The hill where my temporary home existed was within a stone’s throw. A final push of my creaky bones and I would be sipping on hot water that had also been on the defensive from the sun all day.

That’s when they appeared.

The movements came slow at first. Almost like a chess game, dark figures advanced, moved laterally and retreated.

Then with a cry from a single javelina came the chaos. They split in every cardinal direction, some came dangerously close to toppling me over like a bowling pin.

All but one. He stood his ground. This was his territory and whoever this bipod was, he wasn’t going to intimidate him.

I nocked an arrow all the while looking straight into his eyes, praying he wouldn’t move.

As I drew back he stood defiant, holding his ground. The arrow released and that sought after and distinct “thud” put a smile on my face.
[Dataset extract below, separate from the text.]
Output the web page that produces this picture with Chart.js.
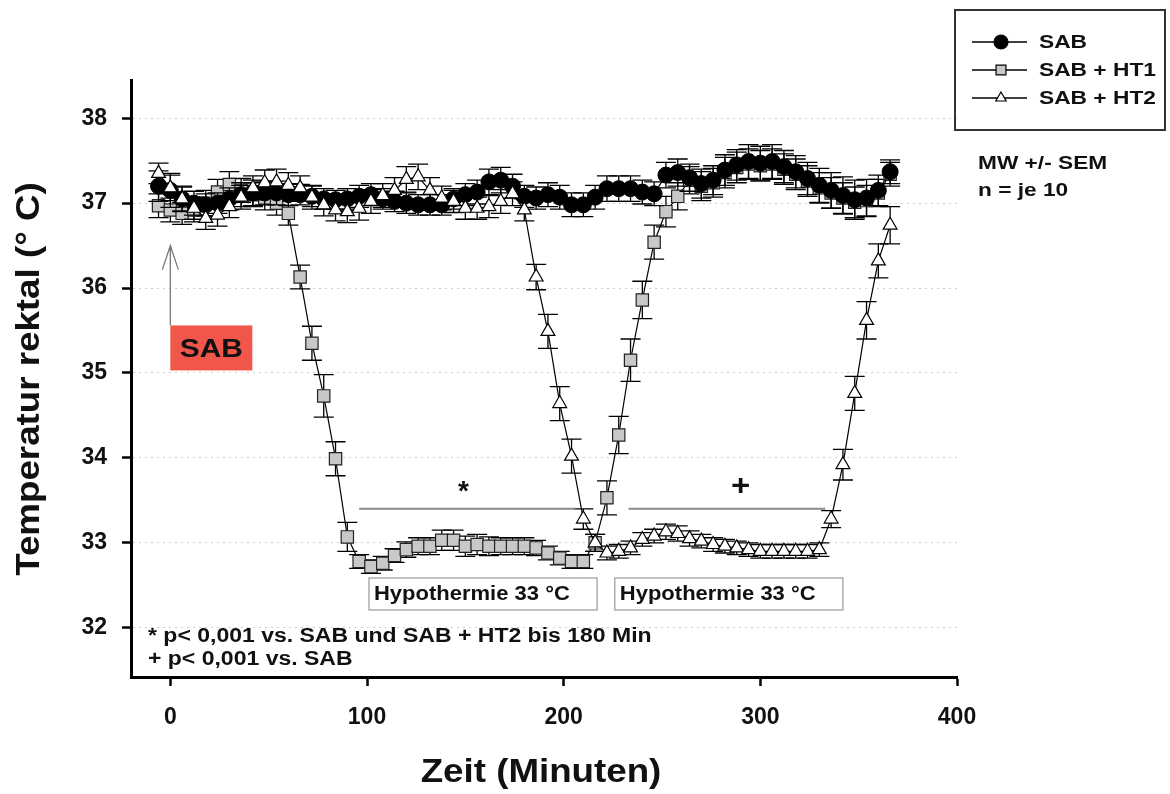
<!DOCTYPE html>
<html>
<head>
<meta charset="utf-8">
<script src="https://cdn.jsdelivr.net/npm/chart.js@4"></script>
<style>
  html, body { margin: 0; padding: 0; background: #fff; }
  #wrap { width: 1170px; height: 794px; }
</style>
</head>
<body>
<div id="wrap"><canvas id="chart" width="1170" height="794"></canvas></div>
<script>
// ---------- data (minutes, rectal temperature °C, SEM) ----------
const times = [
  -6, 0, 6, 12, 18, 24, 30, 36, 42, 48,
  54, 60, 66, 72, 78, 84, 90, 96, 102, 108,
  114, 120, 126, 132, 138, 144, 150, 156, 162, 168,
  174, 180, 186, 192, 198, 204, 210, 216, 222, 228,
  234, 240, 246, 252, 258, 264, 270, 276, 282, 288,
  294, 300, 306, 312, 318, 324, 330, 336, 342, 348,
  354, 360, 366
];

const sab = [
  37.2, 37.15, 37.05, 37.0, 36.98, 37.0, 37.05, 37.1, 37.12, 37.12,
  37.12, 37.1, 37.1, 37.08, 37.05, 37.04, 37.05, 37.08, 37.1, 37.05,
  37.02, 37.0, 36.98, 36.98, 36.98, 37.05, 37.1, 37.13, 37.25, 37.27,
  37.2, 37.08, 37.06, 37.1, 37.07, 36.98, 36.98, 37.07, 37.17, 37.17,
  37.17, 37.13, 37.11, 37.33, 37.36, 37.3, 37.23, 37.27, 37.39, 37.45,
  37.49, 37.47, 37.49, 37.43, 37.37, 37.29, 37.21, 37.15, 37.09, 37.04,
  37.06, 37.15, 37.37
];
const sabSem = [
  0.18, 0.2, 0.15, 0.14, 0.13, 0.12, 0.13, 0.14, 0.15, 0.14,
  0.14, 0.13, 0.12, 0.12, 0.12, 0.11, 0.12, 0.13, 0.13, 0.12,
  0.12, 0.12, 0.12, 0.12, 0.12, 0.12, 0.13, 0.14, 0.15, 0.15,
  0.14, 0.13, 0.13, 0.14, 0.14, 0.14, 0.14, 0.14, 0.15, 0.15,
  0.15, 0.14, 0.14, 0.15, 0.16, 0.16, 0.17, 0.17, 0.18, 0.18,
  0.2, 0.2, 0.2, 0.19, 0.19, 0.19, 0.2, 0.21, 0.22, 0.23,
  0.22, 0.18, 0.14
];

const ht1 = [
  36.97, 36.92, 36.88, 36.92, 37.0, 37.13, 37.22, 37.15, 37.1, 37.06,
  37.0, 36.88, 36.13, 35.35, 34.73, 33.99, 33.07, 32.78, 32.72, 32.76,
  32.85, 32.92, 32.96, 32.96, 33.03, 33.03, 32.96, 32.98, 32.96, 32.96,
  32.96, 32.96, 32.94, 32.88, 32.82, 32.78, 32.78, 33.0, 33.53, 34.27,
  35.15, 35.86, 36.54, 36.9, 37.08, 37.27, 37.2, 37.24, 37.36, 37.42,
  37.46, 37.44, 37.46, 37.4, 37.34, 37.26, 37.18, 37.12, 37.06, 37.01,
  37.03, 37.12, 37.34
];
const ht1Sem = [
  0.14, 0.14, 0.13, 0.14, 0.15, 0.15, 0.15, 0.14, 0.14, 0.14,
  0.14, 0.14, 0.14, 0.2, 0.25, 0.2, 0.17, 0.08, 0.08, 0.08,
  0.08, 0.09, 0.1, 0.1, 0.12, 0.12, 0.12, 0.12, 0.11, 0.1,
  0.1, 0.1, 0.09, 0.08, 0.08, 0.08, 0.08, 0.1, 0.2, 0.22,
  0.25, 0.22, 0.2, 0.18, 0.16, 0.16, 0.17, 0.17, 0.18, 0.18,
  0.18, 0.18, 0.18, 0.18, 0.18, 0.18, 0.18, 0.18, 0.18, 0.18,
  0.18, 0.16, 0.14
];

const ht2 = [
  37.35, 37.18, 37.05, 36.94, 36.82, 36.86, 36.96, 37.07, 37.18, 37.24,
  37.25, 37.21, 37.18, 37.07, 36.98, 36.92, 36.9, 36.94, 37.02, 37.09,
  37.15, 37.28, 37.31, 37.15, 37.06, 37.02, 36.94, 36.94, 36.96, 37.02,
  37.11, 36.92, 36.13, 35.49, 34.64, 34.02, 33.28, 33.0, 32.88, 32.9,
  32.94, 33.04, 33.08, 33.13, 33.11, 33.05, 33.02, 32.98, 32.96, 32.94,
  32.92, 32.9, 32.9, 32.9, 32.9, 32.9, 32.92, 33.28, 33.92, 34.76,
  35.62, 36.32, 36.74
];
const ht2Sem = [
  0.12, 0.15, 0.14, 0.13, 0.13, 0.13, 0.13, 0.14, 0.14, 0.15,
  0.15, 0.15, 0.14, 0.14, 0.13, 0.13, 0.13, 0.14, 0.14, 0.14,
  0.15, 0.15, 0.15, 0.15, 0.14, 0.13, 0.13, 0.13, 0.13, 0.14,
  0.14, 0.13, 0.15, 0.2, 0.2, 0.2, 0.12, 0.1, 0.08, 0.08,
  0.08, 0.08, 0.08, 0.09, 0.09, 0.09, 0.08, 0.08, 0.08, 0.08,
  0.08, 0.08, 0.08, 0.08, 0.08, 0.08, 0.08, 0.1, 0.18, 0.2,
  0.22, 0.2, 0.22
];

const xTicks = [0, 100, 200, 300, 400];
const yTicks = [32, 33, 34, 35, 36, 37, 38];

const FONT = "'Liberation Sans', Arial, sans-serif";
const pts = (ys) => times.map((t, i) => ({ x: t, y: ys[i] }));

// the original figure's lettering is a bit wider than plain Arial
function wideText(ctx, text, x, y, size, sx, align = "left") {
  ctx.save();
  ctx.font = `bold ${size}px ${FONT}`;
  ctx.textAlign = align;
  ctx.textBaseline = "middle";
  ctx.translate(x, y);
  ctx.scale(sx, 1);
  ctx.fillText(text, 0, 0);
  ctx.restore();
}

// ---------- error bars, drawn under each dataset's markers ----------
const errorBars = {
  id: "errorBars",
  beforeDatasetDraw(chart, args) {
    const ds = chart.data.datasets[args.index];
    if (!ds.sem) return;
    const { ctx, scales: { x, y } } = chart;
    ctx.save();
    ctx.strokeStyle = "#000";
    ctx.lineWidth = 1.3;
    ds.data.forEach((p, i) => {
      const px = x.getPixelForValue(p.x);
      const yHi = y.getPixelForValue(p.y + ds.sem[i]);
      const yLo = y.getPixelForValue(p.y - ds.sem[i]);
      ctx.beginPath();
      ctx.moveTo(px, yHi); ctx.lineTo(px, yLo);
      ctx.moveTo(px - 10, yHi); ctx.lineTo(px + 10, yHi);
      ctx.moveTo(px - 10, yLo); ctx.lineTo(px + 10, yLo);
      ctx.stroke();
    });
    ctx.restore();
  },
};

// ---------- annotations, legend, axis titles ----------
const extras = {
  id: "extras",
  afterDraw(chart) {
    const { ctx, scales: { x, y } } = chart;
    ctx.save();
    ctx.fillStyle = "#111";

    // axis titles
    wideText(ctx, "Zeit (Minuten)", 541, 773, 34, 1.08, "center");
    ctx.save();
    ctx.translate(30, 379);
    ctx.rotate(-Math.PI / 2);
    wideText(ctx, "Temperatur rektal (° C)", 0, 0, 34, 1.08, "center");
    ctx.restore();

    // SAB arrow + red label
    const ax = x.getPixelForValue(0);
    const aTop = y.getPixelForValue(36.5);
    const aBot = y.getPixelForValue(35.56);
    ctx.strokeStyle = "#777";
    ctx.lineWidth = 1.3;
    ctx.beginPath();
    ctx.moveTo(ax, aBot); ctx.lineTo(ax, aTop);
    ctx.moveTo(ax - 8, aTop + 24); ctx.lineTo(ax, aTop); ctx.lineTo(ax + 8, aTop + 24);
    ctx.stroke();
    ctx.fillStyle = "#f0564a";
    ctx.fillRect(ax, aBot, 82, 45);
    ctx.fillStyle = "#111";
    wideText(ctx, "SAB", ax + 41, aBot + 24, 26, 1.15, "center");

    // significance bars
    const sy = y.getPixelForValue(33.4);
    ctx.strokeStyle = "#8a8a8a";
    ctx.lineWidth = 2;
    ctx.beginPath();
    ctx.moveTo(x.getPixelForValue(96), sy); ctx.lineTo(x.getPixelForValue(206), sy);
    ctx.moveTo(x.getPixelForValue(233), sy); ctx.lineTo(x.getPixelForValue(333), sy);
    ctx.stroke();
    wideText(ctx, "*", x.getPixelForValue(149), sy - 17, 28, 1, "center");
    wideText(ctx, "+", x.getPixelForValue(290), sy - 22, 30, 1.1, "center");

    // hypothermia boxes
    [[101, 217], [226, 342]].forEach(([a, b]) => {
      const x0 = x.getPixelForValue(a), x1 = x.getPixelForValue(b);
      ctx.fillStyle = "#fff";
      ctx.fillRect(x0, 578, x1 - x0, 32);
      ctx.strokeStyle = "#999";
      ctx.lineWidth = 1.2;
      ctx.strokeRect(x0, 578, x1 - x0, 32);
      ctx.fillStyle = "#111";
      wideText(ctx, "Hypothermie 33 °C", x0 + 5, 594, 20, 1.1);
    });

    // footnotes
    wideText(ctx, "* p< 0,001 vs. SAB und SAB + HT2 bis 180 Min", 148, 636, 20, 1.15);
    wideText(ctx, "+ p< 0,001 vs. SAB", 148, 659, 20, 1.15);

    // legend box
    ctx.strokeStyle = "#333";
    ctx.lineWidth = 2;
    ctx.strokeRect(955, 10, 210, 120);
    const items = [
      ["SAB", "circle", "#000", 7],
      ["SAB + HT1", "rect", "#c8c8c8", 7],
      ["SAB + HT2", "triangle", "#fff", 6],
    ];
    items.forEach(([label, style, fill, r], i) => {
      const ly = 42 + i * 28;
      ctx.strokeStyle = "#000";
      ctx.lineWidth = 1.3;
      ctx.beginPath();
      ctx.moveTo(972, ly); ctx.lineTo(1027, ly);
      ctx.stroke();
      ctx.fillStyle = fill;
      ctx.lineWidth = 1.2;
      Chart.helpers.drawPoint(ctx, { pointStyle: style, radius: r, rotation: 0, borderWidth: 1.2 }, 1001, ly);
      ctx.fillStyle = "#111";
      wideText(ctx, label, 1039, ly + 1, 18.5, 1.23);
    });

    wideText(ctx, "MW +/- SEM", 978, 164, 18, 1.26);
    wideText(ctx, "n = je 10", 978, 191, 18, 1.26);

    ctx.restore();
  },
};

const tickFont = { family: FONT, size: 23, weight: "bold" };

new Chart(document.getElementById("chart"), {
  type: "line",
  data: {
    datasets: [
      {
        label: "SAB", data: pts(sab), sem: sabSem, order: 2,
        borderColor: "#000", borderWidth: 1.2,
        pointStyle: "circle", pointRadius: 8,
        pointBackgroundColor: "#000", pointBorderColor: "#000", pointBorderWidth: 1,
      },
      {
        label: "SAB + HT1", data: pts(ht1), sem: ht1Sem, order: 3,
        borderColor: "#000", borderWidth: 1.2,
        pointStyle: "rect", pointRadius: 8.7,
        pointBackgroundColor: "#c8c8c8", pointBorderColor: "#222", pointBorderWidth: 1.2,
      },
      {
        label: "SAB + HT2", data: pts(ht2), sem: ht2Sem, order: 1,
        borderColor: "#000", borderWidth: 1.2,
        pointStyle: "triangle", pointRadius: 8,
        pointBackgroundColor: "#fff", pointBorderColor: "#000", pointBorderWidth: 1.2,
      },
    ],
  },
  options: {
    responsive: false,
    animation: false,
    layout: { padding: { left: 0, top: 80, right: 213, bottom: 0 } },
    plugins: { legend: { display: false }, tooltip: { enabled: false } },
    elements: { line: { tension: 0 } },
    scales: {
      x: {
        type: "linear", min: -20, max: 400,
        afterFit: (s) => { s.height = 117; },
        afterBuildTicks: (s) => { s.ticks = xTicks.map((v) => ({ value: v })); },
        ticks: { font: tickFont, color: "#111", padding: 18, maxRotation: 0 },
        grid: { drawOnChartArea: false, tickLength: 9, tickWidth: 2.5, tickColor: "#000" },
        border: { color: "#000", width: 3 },
      },
      y: {
        min: 31.42, max: 38.45,
        afterFit: (s) => { s.width = 131; },
        afterBuildTicks: (s) => { s.ticks = yTicks.map((v) => ({ value: v })); },
        ticks: { font: tickFont, color: "#111", padding: 15 },
        grid: { color: "#cfcfcf", lineWidth: 1, tickLength: 9, tickWidth: 2.5, tickColor: "#000" },
        border: { color: "#000", width: 3, dash: [2, 4] },
      },
    },
  },
  plugins: [errorBars, extras],
});
</script>
</body>
</html>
With a squeal he was off.

He tore up the ground and made a death run in the direction of my tent.

I sat down in the encroaching dark, allowing him to have solitude during the last moments of his life. Perhaps he would want to be with his tribe during his last breaths or perhaps he would want to leave this world how he came into it, alone. Or perhaps I was attaching human traits on this animal because I’d been sitting in the desert for the last four days with little else to think about.

I let the solitude fade out of my system and bid it a welcome goodbye, if just for a little while. I powered up my sat phone and heard the warm voice on the other end.

“You got one? So you’re coming home?” She said in way that could only come from someone who understands you.

A smile crept on my face, knowing that my self-enforced isolation had come to an end.

“I’m coming home.” I said.

With that melted away the need, at least temporarily, to walk alone and I was ready to go rejoin my tribe.